> [Written instruction]
Leaving out the pictures, retype the lines from the beginning of the listing through the line containing "import numpy as np".

[BEGIN Material provided]

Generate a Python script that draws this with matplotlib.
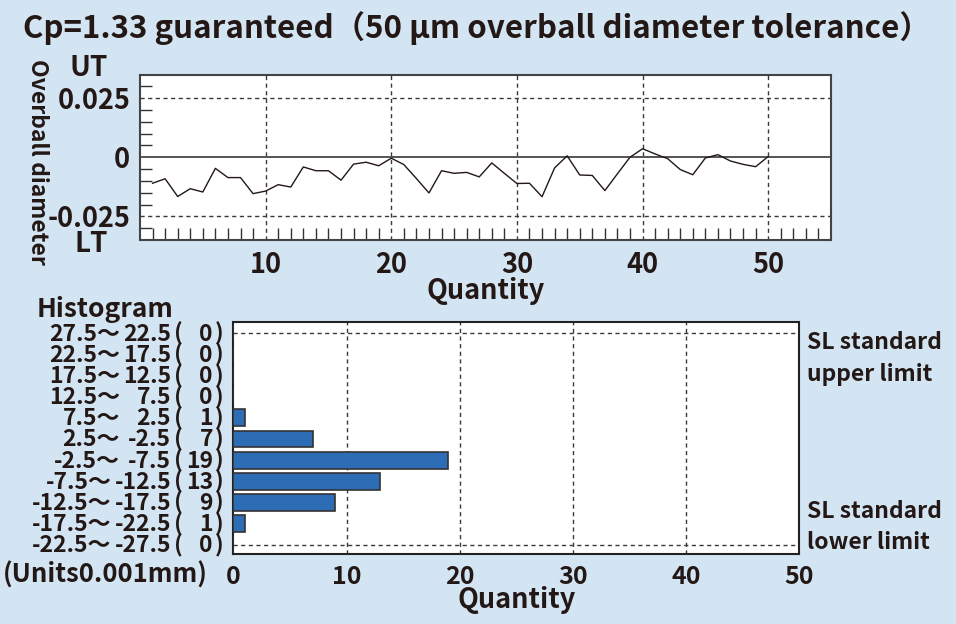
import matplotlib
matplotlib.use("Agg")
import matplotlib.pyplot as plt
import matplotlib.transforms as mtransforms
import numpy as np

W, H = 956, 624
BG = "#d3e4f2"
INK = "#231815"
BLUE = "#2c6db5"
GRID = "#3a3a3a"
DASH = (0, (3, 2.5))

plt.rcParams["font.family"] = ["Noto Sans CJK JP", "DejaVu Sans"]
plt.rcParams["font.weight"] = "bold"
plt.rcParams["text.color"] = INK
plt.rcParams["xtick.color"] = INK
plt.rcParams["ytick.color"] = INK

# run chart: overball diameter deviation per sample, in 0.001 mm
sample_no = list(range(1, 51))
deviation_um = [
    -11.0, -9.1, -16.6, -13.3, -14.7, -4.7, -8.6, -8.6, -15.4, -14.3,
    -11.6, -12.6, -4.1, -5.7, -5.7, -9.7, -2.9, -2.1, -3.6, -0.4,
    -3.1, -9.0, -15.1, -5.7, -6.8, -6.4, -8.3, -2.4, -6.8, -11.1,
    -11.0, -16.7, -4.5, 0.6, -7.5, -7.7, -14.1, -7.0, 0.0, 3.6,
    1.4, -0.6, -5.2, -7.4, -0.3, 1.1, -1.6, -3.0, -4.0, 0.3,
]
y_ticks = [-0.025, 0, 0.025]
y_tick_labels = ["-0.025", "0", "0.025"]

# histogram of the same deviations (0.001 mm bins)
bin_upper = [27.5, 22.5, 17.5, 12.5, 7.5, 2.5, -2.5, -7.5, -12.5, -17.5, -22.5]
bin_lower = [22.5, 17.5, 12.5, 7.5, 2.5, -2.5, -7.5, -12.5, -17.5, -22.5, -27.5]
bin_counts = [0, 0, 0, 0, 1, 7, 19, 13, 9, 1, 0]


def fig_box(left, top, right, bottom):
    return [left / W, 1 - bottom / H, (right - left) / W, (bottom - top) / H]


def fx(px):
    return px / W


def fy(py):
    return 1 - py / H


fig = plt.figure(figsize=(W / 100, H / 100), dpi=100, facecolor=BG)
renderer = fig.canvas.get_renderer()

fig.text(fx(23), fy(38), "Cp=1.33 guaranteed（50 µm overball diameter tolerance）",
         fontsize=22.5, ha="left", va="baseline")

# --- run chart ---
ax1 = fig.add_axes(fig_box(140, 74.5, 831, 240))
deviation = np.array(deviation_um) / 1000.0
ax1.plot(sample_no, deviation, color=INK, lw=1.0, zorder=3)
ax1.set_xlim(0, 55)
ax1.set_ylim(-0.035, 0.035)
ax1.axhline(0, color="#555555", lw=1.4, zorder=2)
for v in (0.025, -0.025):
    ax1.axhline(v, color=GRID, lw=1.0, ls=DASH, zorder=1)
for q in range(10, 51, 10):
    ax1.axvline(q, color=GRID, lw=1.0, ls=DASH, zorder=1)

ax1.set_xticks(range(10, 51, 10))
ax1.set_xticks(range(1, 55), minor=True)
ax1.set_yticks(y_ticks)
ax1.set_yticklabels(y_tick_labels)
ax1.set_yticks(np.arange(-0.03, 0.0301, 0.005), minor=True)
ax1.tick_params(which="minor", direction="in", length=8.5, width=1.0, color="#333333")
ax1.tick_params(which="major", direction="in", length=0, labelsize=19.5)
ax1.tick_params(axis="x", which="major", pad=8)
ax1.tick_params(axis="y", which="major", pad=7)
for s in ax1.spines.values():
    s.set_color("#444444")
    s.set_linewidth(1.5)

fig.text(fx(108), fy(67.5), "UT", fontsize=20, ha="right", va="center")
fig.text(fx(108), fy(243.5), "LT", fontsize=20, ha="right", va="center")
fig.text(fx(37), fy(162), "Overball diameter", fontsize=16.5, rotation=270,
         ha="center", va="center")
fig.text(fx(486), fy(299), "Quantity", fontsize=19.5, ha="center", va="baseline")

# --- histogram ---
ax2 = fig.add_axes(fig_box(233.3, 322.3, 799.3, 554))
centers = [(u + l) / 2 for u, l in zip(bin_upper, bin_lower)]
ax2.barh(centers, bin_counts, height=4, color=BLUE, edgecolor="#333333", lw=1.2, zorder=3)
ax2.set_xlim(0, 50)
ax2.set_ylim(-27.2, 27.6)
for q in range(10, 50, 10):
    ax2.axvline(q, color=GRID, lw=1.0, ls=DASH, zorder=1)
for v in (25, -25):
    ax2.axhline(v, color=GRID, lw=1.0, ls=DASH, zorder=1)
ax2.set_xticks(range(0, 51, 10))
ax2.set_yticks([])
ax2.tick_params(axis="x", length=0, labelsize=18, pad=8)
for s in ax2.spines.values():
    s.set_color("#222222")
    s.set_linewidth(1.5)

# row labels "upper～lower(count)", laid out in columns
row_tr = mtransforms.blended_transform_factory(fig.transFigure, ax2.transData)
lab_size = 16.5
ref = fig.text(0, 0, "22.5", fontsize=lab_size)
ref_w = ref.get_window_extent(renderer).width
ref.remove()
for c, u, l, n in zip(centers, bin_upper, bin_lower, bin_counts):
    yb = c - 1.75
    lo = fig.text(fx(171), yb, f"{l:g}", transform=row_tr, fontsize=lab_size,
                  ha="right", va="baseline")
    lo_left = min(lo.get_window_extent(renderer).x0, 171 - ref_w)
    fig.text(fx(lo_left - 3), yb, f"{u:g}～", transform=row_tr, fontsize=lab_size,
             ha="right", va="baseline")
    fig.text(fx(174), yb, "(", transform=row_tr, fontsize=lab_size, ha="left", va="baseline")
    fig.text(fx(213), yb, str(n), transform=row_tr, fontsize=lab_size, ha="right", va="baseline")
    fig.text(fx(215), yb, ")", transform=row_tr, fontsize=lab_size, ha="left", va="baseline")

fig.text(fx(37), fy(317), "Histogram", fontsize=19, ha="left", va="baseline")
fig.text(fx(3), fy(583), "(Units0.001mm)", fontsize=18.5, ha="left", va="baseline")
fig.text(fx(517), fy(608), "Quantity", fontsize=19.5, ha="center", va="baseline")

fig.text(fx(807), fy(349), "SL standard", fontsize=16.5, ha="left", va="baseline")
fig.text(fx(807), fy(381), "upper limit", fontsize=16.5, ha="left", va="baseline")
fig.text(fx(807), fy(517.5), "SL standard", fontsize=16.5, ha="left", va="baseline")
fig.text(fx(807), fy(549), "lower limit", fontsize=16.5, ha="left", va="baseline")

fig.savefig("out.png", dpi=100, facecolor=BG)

[END Material provided]

> [Exercise output]
Generate a Python script that draws this with matplotlib.
import matplotlib
matplotlib.use("Agg")
import matplotlib.pyplot as plt
import matplotlib.transforms as mtransforms
import numpy as np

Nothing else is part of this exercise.